From Wikipedia
Great Artists of the Italian Renaissance
Lecture Two
From Gothic to Renaissance
Gothic art was a Medieval
art movement
that developed in France out of Romanesque
art in the mid-12th century, led by the concurrent development of
Gothic
architecture. It spread to all of Western Europe, but took over
art more completely north of the Alps,
never quite effacing more classical styles in Italy. In the late 14th
century, the sophisticated court style of International
Gothic developed, which continued to evolve until the late 15th
century. In many areas, especially Germany, Late Gothic art continued
well into the 16th century, before being subsumed into Renaissance
art. Primary media in the Gothic period included sculpture,
panel painting,
stained glass,
fresco and
illuminated
manuscript. The easily recognisable shifts in architecture from
Romanesque to Gothic, and Gothic to Renaissance styles, are typically
used to define the periods in art in all media, although in many ways
figurative art developed at a different pace.
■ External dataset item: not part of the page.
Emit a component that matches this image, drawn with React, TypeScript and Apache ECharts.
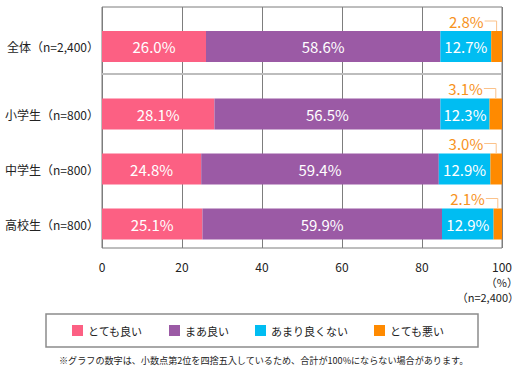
import React, { useEffect, useRef } from 'react';
import * as echarts from 'echarts';

const categories = ['全体（n=2,400）', '小学生（n=800）', '中学生（n=800）', '高校生（n=800）'];
const seriesNames = ['とても良い', 'まあ良い', 'あまり良くない', 'とても悪い'];
const veryGood = [26.0, 28.1, 24.8, 25.1];
const fairlyGood = [58.6, 56.5, 59.4, 59.9];
const notGood = [12.7, 12.3, 12.9, 12.9];
const veryBad = [2.8, 3.1, 3.0, 2.1];
const xMin = 0;
const xMax = 100;
const xInterval = 20;
const unitLabel = '（%）';
const baseLabel = '（n=2,400）';
const footnote = '※グラフの数字は、小数点第2位を四捨五入しているため、合計が100%にならない場合があります。';

const colors = ['#fc6083', '#9b5aa5', '#00bdf2', '#ff8a00'];
const FONT = "'Noto Sans CJK JP', 'Noto Sans', sans-serif";

export default function App() {
  const ref = useRef<HTMLDivElement>(null);
  useEffect(() => {
    if (!ref.current) return;
    const chart = echarts.init(ref.current, null, { renderer: 'svg' });
    const values = [veryGood, fairlyGood, notGood, veryBad];
    const groups = [[0], [1, 2, 3]];
    const series: any[] = [];
    groups.forEach((idx, g) => {
      values.forEach((vals, s) => {
        series.push({
          type: 'bar',
          name: seriesNames[s],
          xAxisIndex: g + 1,
          yAxisIndex: g + 1,
          stack: 'g' + g,
          barWidth: 31,
          data: idx.map((i) => vals[i]),
          itemStyle: { color: colors[s] },
          label: s < 3
            ? {
                show: true,
                position: 'inside',
                color: '#fff',
                fontSize: 15,
                fontFamily: FONT,
                formatter: (p: any) => Number(p.value).toFixed(1) + '%',
              }
            : { show: false },
        });
      });
    });

    const hiddenX = (gi: number) => ({
      type: 'value', gridIndex: gi, min: xMin, max: xMax, interval: xInterval, show: false,
    });
    const catY = (gi: number, data: string[]) => ({
      type: 'category',
      gridIndex: gi,
      data,
      inverse: true,
      axisLine: { show: false },
      axisTick: { show: false },
      axisLabel: { margin: 3, fontSize: 12, color: '#222', fontFamily: FONT },
    });

    chart.setOption({
      animation: false,
      textStyle: { fontFamily: FONT },
      grid: [
        { left: 102, top: 7, width: 400, height: 241, show: true, borderColor: '#7d7d7d', borderWidth: 1, containLabel: false },
        { left: 102, top: 7, width: 400, height: 79 },
        { left: 102, top: 86.5, width: 400, height: 165 },
      ],
      xAxis: [
        {
          type: 'value',
          gridIndex: 0,
          min: xMin,
          max: xMax,
          interval: xInterval,
          axisLine: { show: false },
          axisTick: { show: false },
          splitLine: { show: true, lineStyle: { color: '#7d7d7d', width: 1 } },
          axisLabel: { fontSize: 12, color: '#222', margin: 12, fontFamily: FONT },
        },
        hiddenX(1),
        hiddenX(2),
      ],
      yAxis: [
        { type: 'value', gridIndex: 0, min: 0, max: 1, show: false },
        catY(1, [categories[0]]),
        catY(2, categories.slice(1)),
      ],
      legend: {
        data: seriesNames,
        left: 72,
        top: 325,
        padding: 0,
        itemGap: 26,
        itemWidth: 11,
        itemHeight: 11,
        icon: 'rect',
        selectedMode: false,
        textStyle: { fontSize: 11, color: '#222', fontFamily: FONT },
      },
      series,
    });

    const graphics: any[] = [
      { type: 'line', shape: { x1: 102, y1: 74, x2: 502, y2: 74 }, style: { stroke: '#bdbdbd', lineWidth: 2 }, z: 5 },
      { type: 'rect', shape: { x: 46, y: 314, width: 432, height: 33 }, style: { fill: 'none', stroke: '#8c8c8c', lineWidth: 1.5 } },
      { type: 'text', x: 518, y: 282, style: { text: unitLabel, fill: '#222', font: `11px ${FONT}`, textAlign: 'right', textVerticalAlign: 'middle' } },
      { type: 'text', x: 519, y: 297, style: { text: baseLabel, fill: '#222', font: `11px ${FONT}`, textAlign: 'right', textVerticalAlign: 'middle' } },
      { type: 'text', x: 59, y: 360, style: { text: footnote, fill: '#222', font: `9.1px ${FONT}`, textAlign: 'left', textVerticalAlign: 'middle' } },
    ];
    categories.forEach((c, i) => {
      const g = i === 0 ? 0 : 1;
      const local = i === 0 ? 0 : i - 1;
      const seriesIndex = g * 4 + 3;
      const start = veryGood[i] + fairlyGood[i] + notGood[i];
      const end = Math.min(start + veryBad[i], xMax);
      const pt = chart.convertToPixel({ seriesIndex }, [(start + end) / 2, local]) as number[];
      if (!pt) return;
      const cx = pt[0];
      const top = pt[1] - 15.5;
      graphics.push({
        type: 'polyline',
        shape: { points: [[cx - 12, top - 10], [cx, top - 10], [cx, top]] },
        style: { stroke: '#fbc28a', lineWidth: 1, fill: 'none' },
        z: 10,
      });
      graphics.push({
        type: 'text',
        x: cx - 13,
        y: top - 10,
        style: {
          text: veryBad[i].toFixed(1) + '%',
          fill: '#f7931e',
          font: `15px ${FONT}`,
          textAlign: 'right',
          textVerticalAlign: 'middle',
        },
        z: 10,
      });
    });
    chart.setOption({ graphic: graphics });

    return () => chart.dispose();
  }, []);
  return <div ref={ref} style={{ position: 'fixed', left: 0, top: 0, width: 519, height: 369, background: '#fff' }} />;
}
The earliest Gothic art was monumental
sculpture, on the walls of Cathedrals and abbeys. Christian art
was often typological
in nature (see Medieval
allegory), showing the stories of the New Testament and the Old
Testament side by side. Saints' lives were often depicted. Images of
the Virgin
Mary changed from the Byzantine iconic form to a more human and
affectionate mother, cuddling her infant, swaying from her hip, and
showing the refined manners of a well-born aristocratic courtly lady.
Secular art
came in to its own during this period with the rise of cities,
foundation
of universities, increase in trade, the establishment of a
money-based economy and the creation of a bourgeois
class who could afford to patronize the arts and commission works
resulting in a proliferation of paintings and illuminated
manuscripts. Increased literacy and a growing body of secular
vernacular literature encouraged the representation of secular
themes in art. With the growth of cities, trade guilds
were formed and artists were often required to be members of a
painters'
guild—as a result, because of better record keeping, more
artists are known to us by name in this period than any previous;
some artists were even so bold as to sign their names.